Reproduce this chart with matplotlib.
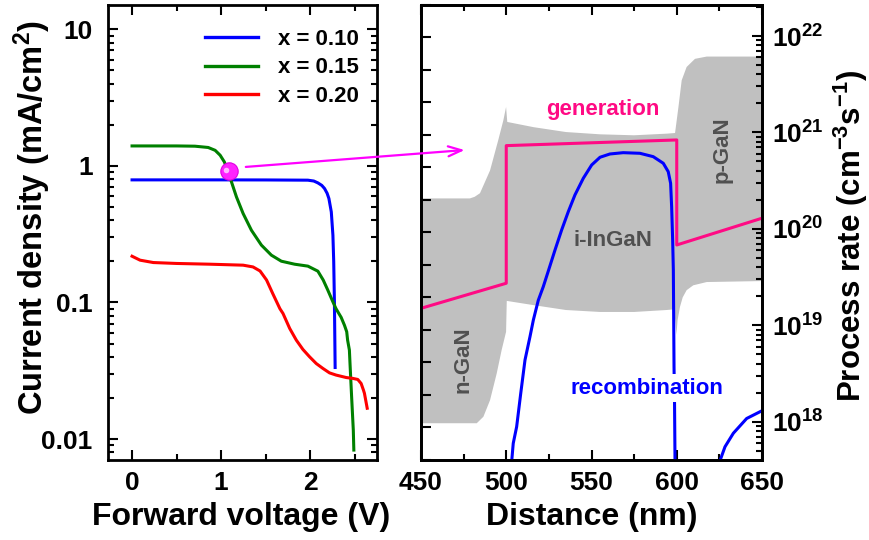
import numpy as np
import matplotlib
matplotlib.use('Agg')
import matplotlib.pyplot as plt
from matplotlib.ticker import LogLocator, NullFormatter, FixedLocator
from matplotlib.patches import ConnectionPatch

plt.rcParams['font.family'] = ['Liberation Sans', 'DejaVu Sans']
plt.rcParams['font.weight'] = 'bold'
plt.rcParams['mathtext.fontset'] = 'custom'
plt.rcParams['mathtext.rm'] = 'Liberation Sans:bold'
plt.rcParams['mathtext.bf'] = 'Liberation Sans:bold'
plt.rcParams['mathtext.it'] = 'Liberation Sans:bold'
plt.rcParams['mathtext.default'] = 'rm'

# ---------------- Left panel data: J-V curves ----------------
legend_labels = ['x = 0.10', 'x = 0.15', 'x = 0.20']
v_010 = [0.0, 0.5, 1.0, 1.5, 1.974, 2.04, 2.086, 2.13, 2.161, 2.19, 2.21, 2.237, 2.255,
         2.264, 2.272, 2.28]
j_010 = [0.79, 0.79, 0.79, 0.789, 0.786, 0.775, 0.751, 0.72, 0.683, 0.63, 0.577, 0.46, 0.311,
         0.20, 0.10, 0.0334]

v_015 = [0.0, 0.5, 0.706, 0.855, 0.933, 0.989, 1.036, 1.08, 1.116, 1.172, 1.247, 1.34, 1.452,
         1.564, 1.676, 1.825, 1.974, 2.086, 2.146, 2.198, 2.255, 2.29, 2.348, 2.385, 2.41,
         2.42, 2.44, 2.447, 2.465, 2.484, 2.49]
j_015 = [1.40, 1.40, 1.394, 1.364, 1.30, 1.197, 1.07, 0.903, 0.764, 0.593, 0.448, 0.338, 0.263,
         0.222, 0.2005, 0.1906, 0.1845, 0.1695, 0.146, 0.123, 0.101, 0.090, 0.0777, 0.068,
         0.061, 0.053, 0.0448, 0.0357, 0.0204, 0.0116, 0.0083]

v_020 = [0.0, 0.09, 0.239, 0.50, 0.873, 1.247, 1.358, 1.437, 1.51, 1.58, 1.66, 1.695, 1.77,
         1.844, 1.918, 1.993, 2.068, 2.142, 2.217, 2.29, 2.404, 2.477, 2.534, 2.572, 2.598,
         2.609, 2.64]
j_020 = [0.218, 0.204, 0.196, 0.193, 0.1906, 0.1875, 0.182, 0.170, 0.146, 0.116, 0.090, 0.083,
         0.0645, 0.053, 0.0453, 0.040, 0.0357, 0.0329, 0.0305, 0.0294, 0.0282, 0.0278, 0.0273,
         0.0255, 0.0228, 0.0216, 0.0168]

marker_v = [1.09]
marker_j = [0.92]

# ---------------- Right panel data ----------------
# energy band (arbitrary units, left axis)
band_top_x = [450, 478.7, 481.5, 484.6, 490.5, 495.3, 498.3, 499.9, 500.6, 516, 535, 555,
              575, 594, 599, 601, 602.9, 605.8, 610.7, 617.6, 650]
band_top = [8.04, 8.04, 8.09, 8.20, 8.90, 9.83, 10.44, 10.85, 10.39, 10.23, 10.08, 10.01,
            9.98, 10.03, 10.05, 10.85, 11.67, 12.08, 12.33, 12.40, 12.40]
band_bot_x = [450, 482.7, 486.6, 490.5, 494.4, 497.3, 499.9, 500.3, 516, 535, 555, 575,
              594, 598.4, 599.3, 599.8, 600.5, 601.9, 603.5, 605.8, 609.7, 617.6, 650]
band_bot = [1.13, 1.13, 1.33, 1.84, 2.66, 3.38, 3.94, 4.89, 4.76, 4.61, 4.55, 4.55,
            4.61, 4.63, 4.20, 3.85, 4.30, 4.71, 5.00, 5.22, 5.37, 5.47, 5.50]

# generation rate (cm^-3 s^-1)
gen_x = [450, 500, 500, 600, 600, 650]
gen_rate = [1.50e19, 2.73e19, 7.30e20, 8.36e20, 6.81e19, 1.29e20]

# recombination rate (cm^-3 s^-1)
rec_x = [503.0, 504.1, 506.1, 508.5, 511.0, 513.9, 515.9, 518.8, 521.7, 524.7, 528.6, 532.5,
         536.4, 540.3, 545.2, 550.1, 555.0, 560.8, 568.6, 578.4, 586.2, 592.1, 595.0, 596.4,
         597.0, 597.6, 598.0, 598.4, 598.7, 599.0]
rec_rate = [3.55e17, 5.97e17, 8.87e17, 1.97e18, 4.37e18, 7.59e18, 1.135e19, 1.82e19, 2.51e19,
            3.67e19, 6.04e19, 9.75e19, 1.51e20, 2.25e20, 3.35e20, 4.60e20, 5.53e20, 5.98e20,
            6.17e20, 6.08e20, 5.61e20, 4.79e20, 3.92e20, 2.97e20, 1.70e20, 7.67e19, 3.75e19,
            3.72e18, 1.58e18, 3.55e17]
rec2_x = [623.5, 628.3, 633.2, 641.0, 650.0]
rec2_rate = [3.2e17, 5.5e17, 7.6e17, 1.08e18, 1.3e18]

W, H = 869, 540
fig = plt.figure(figsize=(W / 100, H / 100), dpi=100)

TICK_FS = 19
LABEL_FS = 23
SPINE_LW = 2.0
LW = 2.2

ax1 = fig.add_axes([108 / W, 80 / H, 269 / W, 455.5 / H])
ax2 = fig.add_axes([421 / W, 80 / H, 341 / W, 455.5 / H])
ax2r = ax2.twinx()

# ---- left panel ----
ax1.plot(v_010, j_010, color='#0000FF', lw=LW, label=legend_labels[0])
ax1.plot(v_015, j_015, color='#008000', lw=LW, label=legend_labels[1])
ax1.plot(v_020, j_020, color='#FF0000', lw=LW, label=legend_labels[2])
ax1.set_yscale('log')
ax1.set_xlim(-0.27, 2.75)
ax1.set_ylim(0.00702, 15.2)
ax1.set_yticks([0.01, 0.1, 1, 10])
ax1.set_yticklabels(['0.01', '0.1', '1', '10'])
ax1.yaxis.set_minor_locator(LogLocator(base=10, subs=np.arange(2, 10)))
ax1.yaxis.set_minor_formatter(NullFormatter())
ax1.set_xticks([0, 1, 2])
ax1.xaxis.set_minor_locator(FixedLocator([0.5, 1.5, 2.5]))
ax1.tick_params(which='both', direction='in', top=True, right=True, width=1.5)
ax1.tick_params(which='major', length=7)
ax1.tick_params(which='minor', length=4)
ax1.tick_params(axis='y', which='major', labelsize=TICK_FS, pad=11)
ax1.tick_params(axis='x', which='major', labelsize=TICK_FS, pad=8)
for s in ax1.spines.values():
    s.set_linewidth(SPINE_LW)

leg = ax1.legend(loc='upper right', bbox_to_anchor=(1.0, 0.985), frameon=False,
                 fontsize=16, handlelength=2.4, handletextpad=0.9, labelspacing=0.33,
                 borderaxespad=0.4)
for line in leg.get_lines():
    line.set_linewidth(2.4)

# marker (sphere)
ax1.plot(marker_v, marker_j, 'o', ms=12.5, color='#FF22FF', mec='#E000E0', mew=0.8, zorder=5)
ax1.plot([marker_v[0] * 0.97], [marker_j[0] * 1.02], 'o', ms=4, color='#FFC8FF',
         mec='none', alpha=0.9, zorder=6)

# ---- right panel ----
poly_x = band_top_x + band_bot_x[::-1]
poly_y = band_top + band_bot[::-1]
ax2.fill(poly_x, poly_y, color='#C0C0C0', lw=0)
ax2.set_xlim(450, 650)
ax2.set_ylim(0, 14)
ax2.set_yticks(range(0, 15))
ax2.tick_params(axis='y', which='both', direction='in', left=True, right=False,
                labelleft=False, length=7, width=1.5)
ax2.set_xticks([450, 500, 550, 600, 650])
ax2.xaxis.set_minor_locator(FixedLocator([475, 525, 575, 625]))
ax2.tick_params(axis='x', which='both', direction='in', top=True, bottom=True, width=1.5)
ax2.tick_params(axis='x', which='major', length=7, labelsize=TICK_FS, pad=8)
ax2.tick_params(axis='x', which='minor', length=4)

ax2r.plot(gen_x, gen_rate, color='#FF0A84', lw=LW)
ax2r.plot(rec_x, rec_rate, color='#0000FF', lw=LW)
ax2r.plot(rec2_x, rec2_rate, color='#0000FF', lw=LW)
ax2r.set_yscale('log')
ax2r.set_ylim(10 ** 17.603, 10 ** 22.327)
ax2r.set_xlim(450, 650)
ax2r.set_yticks([1e18, 1e19, 1e20, 1e21, 1e22])
ax2r.set_yticklabels([r'$\mathbf{10^{18}}$', r'$\mathbf{10^{19}}$', r'$\mathbf{10^{20}}$',
                      r'$\mathbf{10^{21}}$', r'$\mathbf{10^{22}}$'])
ax2r.yaxis.set_minor_locator(LogLocator(base=10, subs=np.arange(2, 10)))
ax2r.yaxis.set_minor_formatter(NullFormatter())
ax2r.tick_params(axis='y', which='both', direction='in', right=True, left=False, width=1.5)
ax2r.tick_params(axis='y', which='major', length=7, labelsize=TICK_FS, pad=7)
ax2r.tick_params(axis='y', which='minor', length=4)
for a in (ax2, ax2r):
    for s in a.spines.values():
        s.set_linewidth(SPINE_LW)

# annotations in band coordinates
tr = ax2.transData
ax2r.text(556.7, 10.76, 'generation', transform=tr, color='#FF0A84', fontsize=16,
          ha='center', va='center', zorder=10)
ax2r.text(626.5, 9.53, 'p-GaN', transform=tr, color='#505050', fontsize=16,
          ha='center', va='center', rotation=90, zorder=10)
ax2r.text(562.6, 6.76, 'i-InGaN', transform=tr, color='#505050', fontsize=16,
          ha='center', va='center', zorder=10)
ax2r.text(474.6, 3.07, 'n-GaN', transform=tr, color='#505050', fontsize=16,
          ha='center', va='center', rotation=90, zorder=10)
ax2r.text(582.6, 2.21, 'recombination', transform=tr, color='#0000FF', fontsize=16,
          ha='center', va='center', zorder=10,
          bbox=dict(boxstyle='square,pad=0.15', fc='white', ec='none'))

# arrow from marker to right panel
con = ConnectionPatch(xyA=(1.277, 0.983), coordsA=ax1.transData,
                      xyB=(475.6, 6.57e20), coordsB=ax2r.transData,
                      arrowstyle='->,head_length=0.8,head_width=0.3', mutation_scale=12,
                      color='#FF00FF', lw=1.6, shrinkA=0, shrinkB=0)
fig.add_artist(con)

# axis labels
fig.text(241.5 / W, 1 - 517 / H, 'Forward voltage (V)', fontsize=LABEL_FS,
         ha='center', va='center')
fig.text(592 / W, 1 - 517 / H, 'Distance (nm)', fontsize=LABEL_FS,
         ha='center', va='center')
fig.text(32 / W, 1 - 218 / H, r'Current density (mA/cm$^{\mathbf{2}}$)', fontsize=23.5,
         ha='center', va='center', rotation=90)
fig.text(851 / W, 1 - 236 / H, r'Process rate (cm$^{\mathbf{-3}}$s$^{\mathbf{-1}}$)',
         fontsize=22.5, ha='center', va='center', rotation=90)

fig.savefig('out.png', dpi=100)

_WHAT TO WORK ON_
Give again, word for word, every line from the top of the data above to the line holding "from matplotlib.patches import", inclusive, with the pictures left out.

_RESPONSE_
Reproduce this chart with matplotlib.
import numpy as np
import matplotlib
matplotlib.use('Agg')
import matplotlib.pyplot as plt
from matplotlib.ticker import LogLocator, NullFormatter, FixedLocator
from matplotlib.patches import ConnectionPatch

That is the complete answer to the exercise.